## START

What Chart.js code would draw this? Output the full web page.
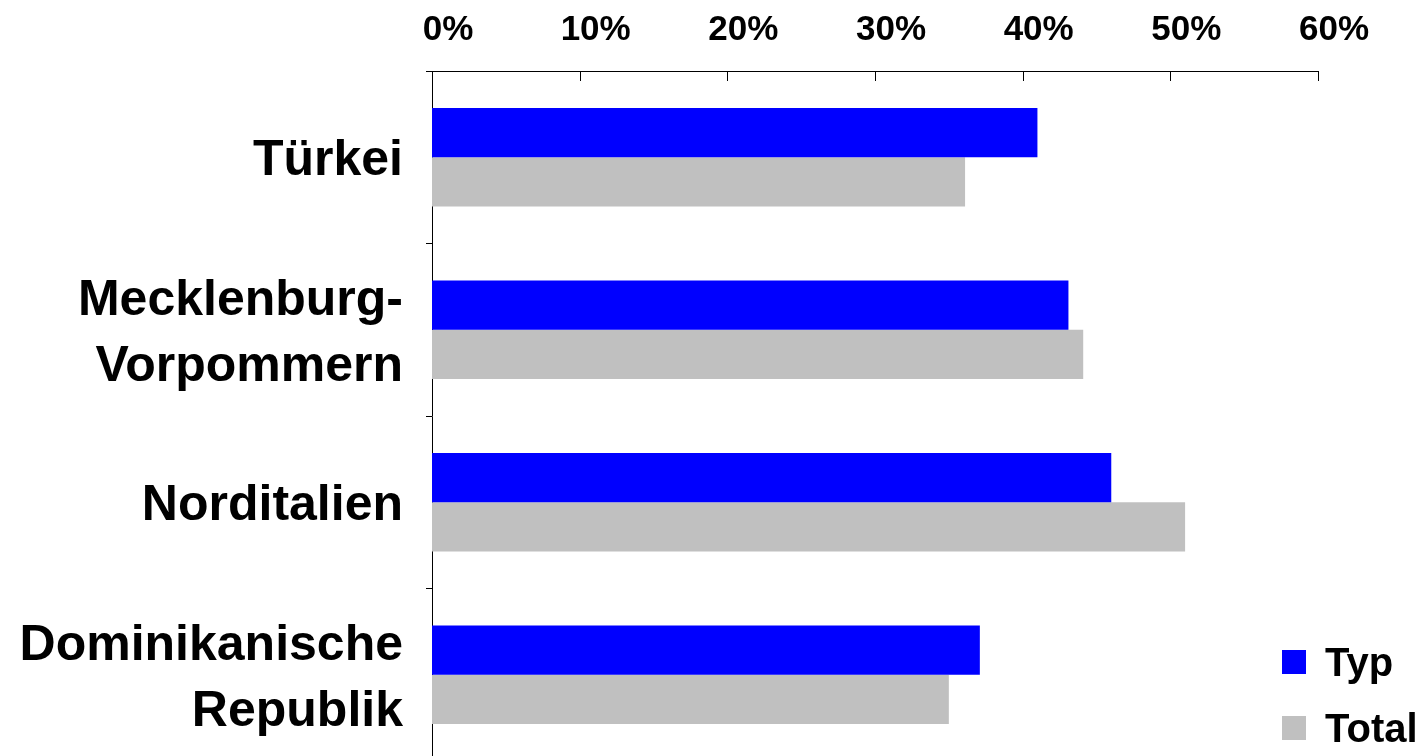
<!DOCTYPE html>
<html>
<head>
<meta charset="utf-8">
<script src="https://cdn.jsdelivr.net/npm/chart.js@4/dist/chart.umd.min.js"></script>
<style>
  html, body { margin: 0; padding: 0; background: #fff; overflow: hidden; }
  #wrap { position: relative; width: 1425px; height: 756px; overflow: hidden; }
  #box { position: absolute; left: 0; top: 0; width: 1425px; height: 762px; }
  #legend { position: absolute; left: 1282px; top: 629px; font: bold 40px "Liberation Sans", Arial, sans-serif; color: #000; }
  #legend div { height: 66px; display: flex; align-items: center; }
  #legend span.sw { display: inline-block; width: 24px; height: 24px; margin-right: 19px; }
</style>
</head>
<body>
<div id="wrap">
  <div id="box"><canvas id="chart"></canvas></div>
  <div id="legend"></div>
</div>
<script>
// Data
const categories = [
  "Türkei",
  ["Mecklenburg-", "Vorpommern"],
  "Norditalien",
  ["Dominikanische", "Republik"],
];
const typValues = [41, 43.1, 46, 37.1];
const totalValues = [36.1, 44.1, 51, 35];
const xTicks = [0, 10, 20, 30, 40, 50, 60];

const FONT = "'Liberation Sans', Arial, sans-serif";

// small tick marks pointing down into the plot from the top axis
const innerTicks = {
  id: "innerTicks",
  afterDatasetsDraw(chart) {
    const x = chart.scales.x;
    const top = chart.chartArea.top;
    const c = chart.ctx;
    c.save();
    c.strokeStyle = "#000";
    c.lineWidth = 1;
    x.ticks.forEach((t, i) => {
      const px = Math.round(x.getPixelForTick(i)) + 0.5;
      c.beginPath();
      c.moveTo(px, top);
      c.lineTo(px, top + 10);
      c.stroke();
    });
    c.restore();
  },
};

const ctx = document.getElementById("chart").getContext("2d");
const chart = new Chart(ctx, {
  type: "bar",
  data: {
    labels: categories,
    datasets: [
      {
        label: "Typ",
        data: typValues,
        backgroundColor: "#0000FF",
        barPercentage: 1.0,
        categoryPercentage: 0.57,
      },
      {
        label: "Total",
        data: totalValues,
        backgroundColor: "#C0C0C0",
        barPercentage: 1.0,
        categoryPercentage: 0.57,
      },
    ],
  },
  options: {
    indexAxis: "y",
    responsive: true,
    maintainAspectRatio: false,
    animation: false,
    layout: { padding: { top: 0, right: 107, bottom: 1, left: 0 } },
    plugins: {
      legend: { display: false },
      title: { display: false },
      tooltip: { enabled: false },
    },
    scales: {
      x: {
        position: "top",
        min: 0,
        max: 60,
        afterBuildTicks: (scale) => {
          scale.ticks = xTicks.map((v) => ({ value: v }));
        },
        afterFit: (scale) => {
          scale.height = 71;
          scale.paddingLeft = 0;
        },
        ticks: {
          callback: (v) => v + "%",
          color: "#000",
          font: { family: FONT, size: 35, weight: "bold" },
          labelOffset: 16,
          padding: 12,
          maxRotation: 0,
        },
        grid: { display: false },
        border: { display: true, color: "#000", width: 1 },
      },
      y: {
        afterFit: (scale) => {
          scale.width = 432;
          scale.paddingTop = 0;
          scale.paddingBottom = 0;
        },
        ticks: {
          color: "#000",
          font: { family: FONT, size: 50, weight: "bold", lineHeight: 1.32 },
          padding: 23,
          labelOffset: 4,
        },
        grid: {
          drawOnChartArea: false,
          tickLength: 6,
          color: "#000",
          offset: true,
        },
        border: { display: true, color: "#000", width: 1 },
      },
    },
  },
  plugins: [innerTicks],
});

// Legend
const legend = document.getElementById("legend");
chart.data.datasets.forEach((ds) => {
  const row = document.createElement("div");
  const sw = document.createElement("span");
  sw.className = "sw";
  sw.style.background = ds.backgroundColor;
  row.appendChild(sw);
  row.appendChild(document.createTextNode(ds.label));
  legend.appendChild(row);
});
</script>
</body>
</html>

## END

### YOUR INSTRUCTIONS
Make an exact copy of the listing above. Do not include the pictures.

### EXERCISE ANSWER
What Chart.js code would draw this? Output the full web page.
<!DOCTYPE html>
<html>
<head>
<meta charset="utf-8">
<script src="https://cdn.jsdelivr.net/npm/chart.js@4/dist/chart.umd.min.js"></script>
<style>
  html, body { margin: 0; padding: 0; background: #fff; overflow: hidden; }
  #wrap { position: relative; width: 1425px; height: 756px; overflow: hidden; }
  #box { position: absolute; left: 0; top: 0; width: 1425px; height: 762px; }
  #legend { position: absolute; left: 1282px; top: 629px; font: bold 40px "Liberation Sans", Arial, sans-serif; color: #000; }
  #legend div { height: 66px; display: flex; align-items: center; }
  #legend span.sw { display: inline-block; width: 24px; height: 24px; margin-right: 19px; }
</style>
</head>
<body>
<div id="wrap">
  <div id="box"><canvas id="chart"></canvas></div>
  <div id="legend"></div>
</div>
<script>
// Data
const categories = [
  "Türkei",
  ["Mecklenburg-", "Vorpommern"],
  "Norditalien",
  ["Dominikanische", "Republik"],
];
const typValues = [41, 43.1, 46, 37.1];
const totalValues = [36.1, 44.1, 51, 35];
const xTicks = [0, 10, 20, 30, 40, 50, 60];

const FONT = "'Liberation Sans', Arial, sans-serif";

// small tick marks pointing down into the plot from the top axis
const innerTicks = {
  id: "innerTicks",
  afterDatasetsDraw(chart) {
    const x = chart.scales.x;
    const top = chart.chartArea.top;
    const c = chart.ctx;
    c.save();
    c.strokeStyle = "#000";
    c.lineWidth = 1;
    x.ticks.forEach((t, i) => {
      const px = Math.round(x.getPixelForTick(i)) + 0.5;
      c.beginPath();
      c.moveTo(px, top);
      c.lineTo(px, top + 10);
      c.stroke();
    });
    c.restore();
  },
};

const ctx = document.getElementById("chart").getContext("2d");
const chart = new Chart(ctx, {
  type: "bar",
  data: {
    labels: categories,
    datasets: [
      {
        label: "Typ",
        data: typValues,
        backgroundColor: "#0000FF",
        barPercentage: 1.0,
        categoryPercentage: 0.57,
      },
      {
        label: "Total",
        data: totalValues,
        backgroundColor: "#C0C0C0",
        barPercentage: 1.0,
        categoryPercentage: 0.57,
      },
    ],
  },
  options: {
    indexAxis: "y",
    responsive: true,
    maintainAspectRatio: false,
    animation: false,
    layout: { padding: { top: 0, right: 107, bottom: 1, left: 0 } },
    plugins: {
      legend: { display: false },
      title: { display: false },
      tooltip: { enabled: false },
    },
    scales: {
      x: {
        position: "top",
        min: 0,
        max: 60,
        afterBuildTicks: (scale) => {
          scale.ticks = xTicks.map((v) => ({ value: v }));
        },
        afterFit: (scale) => {
          scale.height = 71;
          scale.paddingLeft = 0;
        },
        ticks: {
          callback: (v) => v + "%",
          color: "#000",
          font: { family: FONT, size: 35, weight: "bold" },
          labelOffset: 16,
          padding: 12,
          maxRotation: 0,
        },
        grid: { display: false },
        border: { display: true, color: "#000", width: 1 },
      },
      y: {
        afterFit: (scale) => {
          scale.width = 432;
          scale.paddingTop = 0;
          scale.paddingBottom = 0;
        },
        ticks: {
          color: "#000",
          font: { family: FONT, size: 50, weight: "bold", lineHeight: 1.32 },
          padding: 23,
          labelOffset: 4,
        },
        grid: {
          drawOnChartArea: false,
          tickLength: 6,
          color: "#000",
          offset: true,
        },
        border: { display: true, color: "#000", width: 1 },
      },
    },
  },
  plugins: [innerTicks],
});

// Legend
const legend = document.getElementById("legend");
chart.data.datasets.forEach((ds) => {
  const row = document.createElement("div");
  const sw = document.createElement("span");
  sw.className = "sw";
  sw.style.background = ds.backgroundColor;
  row.appendChild(sw);
  row.appendChild(document.createTextNode(ds.label));
  legend.appendChild(row);
});
</script>
</body>
</html>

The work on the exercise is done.